One of the joys of the new Criticwire blog
is Matt Singer's weekly email to critics. In addition to asking us to name the best movie currently in theaters, Matt also includes a new hypothetical question each week. The last one was tied to Sight & Sound's annual poll of the best movies ever made
, and -- oh, shoot! -- I still need to submit mine. (Thankfully, taxes aren't the only thing with extended deadlines.)
The poll contained a two-part question: Firstly, which film not listed in Sight & Sound's current top 10 would you add? And because you're adding a film, you have to drop one. So which film gets the cut?
I acted on instict and chose two Chaplin films, "City Lights" and "The Gold Rush." I doubt anyone would mount a major argument against the notion of these films as monumental cinematic achievements. But when it came to give one movie the ax, I struck a sensitive nerve:
"I'd take out 'Vertigo.' It's a wonderful thriller viewed on its own terms but does not command the same aesthetic or cultural importance of the other films on this list -- nor is it Hitchcock's best movie."

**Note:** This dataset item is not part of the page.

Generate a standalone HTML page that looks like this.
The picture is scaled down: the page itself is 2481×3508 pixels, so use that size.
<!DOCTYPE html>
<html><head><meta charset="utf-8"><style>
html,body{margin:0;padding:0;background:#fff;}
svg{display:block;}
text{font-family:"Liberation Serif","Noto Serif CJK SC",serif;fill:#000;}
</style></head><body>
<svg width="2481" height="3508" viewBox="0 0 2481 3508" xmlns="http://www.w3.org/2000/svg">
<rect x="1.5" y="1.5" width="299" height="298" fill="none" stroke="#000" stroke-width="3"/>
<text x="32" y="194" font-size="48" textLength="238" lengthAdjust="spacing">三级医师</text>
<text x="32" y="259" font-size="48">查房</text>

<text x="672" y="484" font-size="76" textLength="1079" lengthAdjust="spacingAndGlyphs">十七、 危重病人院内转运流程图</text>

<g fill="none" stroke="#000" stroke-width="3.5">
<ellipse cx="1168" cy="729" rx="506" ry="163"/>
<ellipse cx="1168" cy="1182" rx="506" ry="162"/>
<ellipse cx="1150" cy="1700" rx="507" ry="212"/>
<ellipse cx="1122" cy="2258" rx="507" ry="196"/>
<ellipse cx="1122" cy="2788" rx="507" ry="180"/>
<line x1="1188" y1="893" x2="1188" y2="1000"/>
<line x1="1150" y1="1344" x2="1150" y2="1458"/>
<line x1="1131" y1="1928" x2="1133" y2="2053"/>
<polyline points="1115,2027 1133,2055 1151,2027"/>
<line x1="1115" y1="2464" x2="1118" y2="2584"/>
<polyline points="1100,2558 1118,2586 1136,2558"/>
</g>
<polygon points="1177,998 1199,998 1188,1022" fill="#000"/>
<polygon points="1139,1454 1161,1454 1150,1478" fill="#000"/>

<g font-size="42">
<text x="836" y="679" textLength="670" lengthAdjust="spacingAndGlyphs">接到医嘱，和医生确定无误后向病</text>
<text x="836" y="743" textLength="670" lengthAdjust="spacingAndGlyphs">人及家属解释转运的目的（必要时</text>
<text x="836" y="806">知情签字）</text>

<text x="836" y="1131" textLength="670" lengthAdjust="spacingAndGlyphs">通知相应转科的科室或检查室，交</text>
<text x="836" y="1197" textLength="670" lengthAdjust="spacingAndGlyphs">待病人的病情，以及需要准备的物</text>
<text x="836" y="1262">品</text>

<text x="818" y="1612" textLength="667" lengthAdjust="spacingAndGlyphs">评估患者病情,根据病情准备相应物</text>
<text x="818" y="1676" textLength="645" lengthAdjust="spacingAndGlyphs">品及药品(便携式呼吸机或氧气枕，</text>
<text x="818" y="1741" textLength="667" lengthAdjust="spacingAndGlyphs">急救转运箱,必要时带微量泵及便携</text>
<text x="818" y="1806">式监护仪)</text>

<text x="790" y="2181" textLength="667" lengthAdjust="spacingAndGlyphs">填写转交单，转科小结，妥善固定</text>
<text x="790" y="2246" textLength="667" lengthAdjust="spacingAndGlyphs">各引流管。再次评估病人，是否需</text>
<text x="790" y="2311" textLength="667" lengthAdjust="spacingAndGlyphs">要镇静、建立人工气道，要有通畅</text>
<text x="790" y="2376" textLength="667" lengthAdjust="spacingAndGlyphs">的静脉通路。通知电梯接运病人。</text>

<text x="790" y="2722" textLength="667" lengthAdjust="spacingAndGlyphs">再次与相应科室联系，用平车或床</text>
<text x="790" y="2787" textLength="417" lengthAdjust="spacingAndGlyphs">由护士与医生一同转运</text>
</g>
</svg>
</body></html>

Notice that I did not say "Vertigo" lacks aesthetic or cultural importance. For god's sake, it's one of the most important American movies of the 20th century, full stop. Still, the other day, one of the canny cineastes at Reverse Shot came across my brief statement and called me out on Twitter:
Don't do it, Reverse Shot! This film thing needs you!
And...for the record, it needs "Vertigo," too. But look: To my mind, the chief strengths of "Vertigo" are its refined camerawork, its swooning romanticism and a narrative drenched with intriguing Easter Eggs that mold the character's confused subjectivity into the ultimate anti-hero. Yep, it's a masterpiece, but I could apply that same basic description to "Citizen Kane," also on the Sight & Sound list. So if we're dropping one, why not "Vertigo"? I put "Kane" first because "Kane" came first.

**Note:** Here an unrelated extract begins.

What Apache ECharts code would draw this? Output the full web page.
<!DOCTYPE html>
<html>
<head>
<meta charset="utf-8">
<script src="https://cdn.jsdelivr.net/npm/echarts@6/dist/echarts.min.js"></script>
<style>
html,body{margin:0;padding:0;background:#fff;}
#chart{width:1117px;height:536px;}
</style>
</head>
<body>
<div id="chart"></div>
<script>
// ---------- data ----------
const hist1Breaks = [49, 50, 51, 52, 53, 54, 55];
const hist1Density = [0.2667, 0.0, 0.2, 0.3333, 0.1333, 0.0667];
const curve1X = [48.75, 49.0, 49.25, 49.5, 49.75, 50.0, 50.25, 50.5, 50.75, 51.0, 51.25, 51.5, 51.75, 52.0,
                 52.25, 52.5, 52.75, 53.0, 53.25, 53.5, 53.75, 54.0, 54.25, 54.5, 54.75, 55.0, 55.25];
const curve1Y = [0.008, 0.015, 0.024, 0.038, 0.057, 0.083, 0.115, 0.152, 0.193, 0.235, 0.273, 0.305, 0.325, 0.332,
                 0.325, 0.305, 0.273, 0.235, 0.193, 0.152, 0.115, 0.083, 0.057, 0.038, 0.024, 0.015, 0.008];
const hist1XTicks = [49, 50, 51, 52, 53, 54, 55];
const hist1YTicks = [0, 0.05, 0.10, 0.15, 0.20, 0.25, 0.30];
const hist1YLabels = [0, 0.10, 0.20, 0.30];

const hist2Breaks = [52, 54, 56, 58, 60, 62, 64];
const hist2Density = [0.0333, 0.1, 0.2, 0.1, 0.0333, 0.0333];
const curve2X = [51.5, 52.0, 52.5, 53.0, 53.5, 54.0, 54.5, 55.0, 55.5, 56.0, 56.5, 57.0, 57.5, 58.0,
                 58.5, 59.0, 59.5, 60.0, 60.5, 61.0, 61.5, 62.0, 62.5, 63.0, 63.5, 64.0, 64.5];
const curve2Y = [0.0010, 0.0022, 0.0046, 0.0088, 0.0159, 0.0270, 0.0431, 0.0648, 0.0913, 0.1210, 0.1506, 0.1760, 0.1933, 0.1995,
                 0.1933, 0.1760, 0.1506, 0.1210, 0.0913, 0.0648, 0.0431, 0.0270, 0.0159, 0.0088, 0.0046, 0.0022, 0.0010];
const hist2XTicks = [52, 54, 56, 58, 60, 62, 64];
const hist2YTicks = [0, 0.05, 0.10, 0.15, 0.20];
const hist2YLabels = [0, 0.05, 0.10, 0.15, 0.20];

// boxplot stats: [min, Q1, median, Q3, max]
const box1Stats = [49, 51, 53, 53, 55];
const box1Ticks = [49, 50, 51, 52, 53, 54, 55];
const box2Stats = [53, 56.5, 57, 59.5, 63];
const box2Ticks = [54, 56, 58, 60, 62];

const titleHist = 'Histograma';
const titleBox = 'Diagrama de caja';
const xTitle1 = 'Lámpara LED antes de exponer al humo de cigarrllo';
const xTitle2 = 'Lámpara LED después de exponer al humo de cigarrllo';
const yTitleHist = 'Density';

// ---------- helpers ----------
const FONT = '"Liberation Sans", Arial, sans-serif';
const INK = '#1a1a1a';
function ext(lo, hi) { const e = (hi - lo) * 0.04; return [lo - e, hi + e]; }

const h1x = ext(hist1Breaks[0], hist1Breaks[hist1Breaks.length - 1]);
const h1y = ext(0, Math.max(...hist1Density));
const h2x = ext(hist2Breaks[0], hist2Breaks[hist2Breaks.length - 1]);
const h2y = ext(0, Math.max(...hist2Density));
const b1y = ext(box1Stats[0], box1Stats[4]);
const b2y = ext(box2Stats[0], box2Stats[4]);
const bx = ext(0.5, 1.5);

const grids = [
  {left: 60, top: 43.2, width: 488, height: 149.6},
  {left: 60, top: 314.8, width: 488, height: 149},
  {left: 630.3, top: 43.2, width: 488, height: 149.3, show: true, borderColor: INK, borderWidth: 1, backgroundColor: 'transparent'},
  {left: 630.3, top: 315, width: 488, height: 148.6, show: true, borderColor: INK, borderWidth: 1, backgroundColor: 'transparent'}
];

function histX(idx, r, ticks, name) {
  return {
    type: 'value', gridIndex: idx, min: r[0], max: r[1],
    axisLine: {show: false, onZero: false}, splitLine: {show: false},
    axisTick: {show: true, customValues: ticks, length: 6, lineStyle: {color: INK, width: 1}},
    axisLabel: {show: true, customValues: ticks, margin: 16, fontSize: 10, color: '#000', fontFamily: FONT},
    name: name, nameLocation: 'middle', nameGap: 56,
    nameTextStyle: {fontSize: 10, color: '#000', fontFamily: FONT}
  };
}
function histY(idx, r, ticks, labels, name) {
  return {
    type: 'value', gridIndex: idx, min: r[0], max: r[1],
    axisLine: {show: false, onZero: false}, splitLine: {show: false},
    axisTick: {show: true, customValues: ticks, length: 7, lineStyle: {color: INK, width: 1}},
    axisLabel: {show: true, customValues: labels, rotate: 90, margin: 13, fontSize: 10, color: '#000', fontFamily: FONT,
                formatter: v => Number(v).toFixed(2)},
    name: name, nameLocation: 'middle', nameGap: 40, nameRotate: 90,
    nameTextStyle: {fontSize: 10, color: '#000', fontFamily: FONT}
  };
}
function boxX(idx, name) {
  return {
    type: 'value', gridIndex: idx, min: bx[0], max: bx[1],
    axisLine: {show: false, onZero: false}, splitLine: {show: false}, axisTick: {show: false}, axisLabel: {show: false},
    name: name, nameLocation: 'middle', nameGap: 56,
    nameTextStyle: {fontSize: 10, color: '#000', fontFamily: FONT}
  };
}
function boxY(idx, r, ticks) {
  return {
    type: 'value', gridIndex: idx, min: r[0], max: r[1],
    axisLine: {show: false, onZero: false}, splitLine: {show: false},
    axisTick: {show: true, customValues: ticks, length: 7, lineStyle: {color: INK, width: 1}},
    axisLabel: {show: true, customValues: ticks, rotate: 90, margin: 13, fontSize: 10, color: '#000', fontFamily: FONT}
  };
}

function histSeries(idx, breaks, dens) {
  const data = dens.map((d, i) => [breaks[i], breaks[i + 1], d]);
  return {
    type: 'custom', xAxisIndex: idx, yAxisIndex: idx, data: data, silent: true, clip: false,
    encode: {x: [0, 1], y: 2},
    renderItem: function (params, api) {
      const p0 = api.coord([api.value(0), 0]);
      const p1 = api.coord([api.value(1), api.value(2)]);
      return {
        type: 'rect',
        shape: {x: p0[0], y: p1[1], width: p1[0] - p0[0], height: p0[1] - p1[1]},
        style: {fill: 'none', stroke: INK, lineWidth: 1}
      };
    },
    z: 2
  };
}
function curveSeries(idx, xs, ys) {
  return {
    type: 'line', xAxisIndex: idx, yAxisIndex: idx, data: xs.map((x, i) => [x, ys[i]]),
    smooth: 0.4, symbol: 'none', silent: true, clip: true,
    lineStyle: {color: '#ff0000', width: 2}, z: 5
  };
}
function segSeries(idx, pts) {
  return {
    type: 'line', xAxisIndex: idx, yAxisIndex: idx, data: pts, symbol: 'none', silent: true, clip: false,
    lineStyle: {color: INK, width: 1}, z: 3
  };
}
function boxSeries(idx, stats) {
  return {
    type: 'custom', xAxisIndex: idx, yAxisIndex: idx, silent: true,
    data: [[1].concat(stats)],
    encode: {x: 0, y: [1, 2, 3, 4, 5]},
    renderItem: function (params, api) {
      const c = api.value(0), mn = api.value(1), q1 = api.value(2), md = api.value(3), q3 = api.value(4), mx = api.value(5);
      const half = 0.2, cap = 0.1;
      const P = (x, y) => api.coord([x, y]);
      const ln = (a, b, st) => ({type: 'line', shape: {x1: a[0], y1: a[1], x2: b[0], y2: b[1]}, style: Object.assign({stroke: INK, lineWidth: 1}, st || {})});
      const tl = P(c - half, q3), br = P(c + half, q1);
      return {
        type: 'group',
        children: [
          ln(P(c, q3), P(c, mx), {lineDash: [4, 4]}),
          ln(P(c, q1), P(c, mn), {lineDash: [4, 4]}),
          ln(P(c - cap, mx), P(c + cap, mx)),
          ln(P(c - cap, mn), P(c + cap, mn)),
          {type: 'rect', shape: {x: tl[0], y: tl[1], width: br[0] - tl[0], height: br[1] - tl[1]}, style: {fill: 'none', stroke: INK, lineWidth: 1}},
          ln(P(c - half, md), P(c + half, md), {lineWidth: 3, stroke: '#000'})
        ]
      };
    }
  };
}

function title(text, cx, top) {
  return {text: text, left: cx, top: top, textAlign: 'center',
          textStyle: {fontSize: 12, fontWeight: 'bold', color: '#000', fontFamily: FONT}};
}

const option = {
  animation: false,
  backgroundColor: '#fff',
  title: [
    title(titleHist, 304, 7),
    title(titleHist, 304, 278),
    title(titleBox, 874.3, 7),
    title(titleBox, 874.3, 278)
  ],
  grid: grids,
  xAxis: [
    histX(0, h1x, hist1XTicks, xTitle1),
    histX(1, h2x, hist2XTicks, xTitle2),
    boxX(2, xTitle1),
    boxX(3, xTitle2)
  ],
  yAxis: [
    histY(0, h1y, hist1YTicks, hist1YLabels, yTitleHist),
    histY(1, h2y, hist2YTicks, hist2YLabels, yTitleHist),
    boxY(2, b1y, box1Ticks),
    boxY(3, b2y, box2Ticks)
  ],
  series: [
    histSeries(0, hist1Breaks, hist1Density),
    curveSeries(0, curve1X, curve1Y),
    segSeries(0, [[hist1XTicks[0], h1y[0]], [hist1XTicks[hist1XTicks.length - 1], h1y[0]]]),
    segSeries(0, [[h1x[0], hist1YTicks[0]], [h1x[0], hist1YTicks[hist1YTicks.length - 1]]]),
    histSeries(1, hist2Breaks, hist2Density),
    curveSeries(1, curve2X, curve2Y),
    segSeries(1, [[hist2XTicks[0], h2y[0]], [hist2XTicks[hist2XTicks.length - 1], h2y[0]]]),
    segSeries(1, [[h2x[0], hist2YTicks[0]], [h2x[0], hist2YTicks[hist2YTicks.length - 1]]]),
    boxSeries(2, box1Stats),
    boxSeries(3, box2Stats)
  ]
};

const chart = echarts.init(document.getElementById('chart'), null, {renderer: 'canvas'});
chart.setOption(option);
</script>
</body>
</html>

List-making invites a simplistic thought process no matter how hard one tries to deflect it. By virtue of thinking in list-making terms, I knew I was stepping into a trap. So, again, I am very much a fan of "Vertigo."
However, I would also like to note that the final moments of "The Birds" and "Psycho" (meaning the final shot, not the preceding psycho-babble with Norman Bates in a straightjacket) are just as powerful, and those movies also contain a visceral punch that "Vertigo" never aims for. Over the decades, they have received somewhat less serious consideration than "Vertigo" -- partly, I think, because of a prevalent hesitation to take horror movies as seriously as movies that reach beyond the constraints of the genre. The moments of terror in both "Psycho" and "The Birds" are so terrifically ingrained in cultural memory that people tend to forget both movies spend about an hour getting to the scary stuff. These are human stories invaded by monsters rather than monster movies sprinkled with humanity. I find that balance to be a tremendously affecting reflection of life's undulating moods, and Hitchcock renders them in ways that (gulp) "Vertigo" delivers in much quieter doses.
Still, the director's brilliant navigation of moods, seamlessly shifting his focus from detective story to ghost story to something far more abstract than either, has no real parallel anywhere else. As that equally iconic swirling poster art implies, "Vertigo" is a superb search for meaning that underscores the thematic fixations of every great Hitchcockian achievement.
So yes: "Vertigo" rocks. To suggest otherwise would, in fact, imply a fundamental disdain for film as art.
In short, I'll eat my words. And then write my list.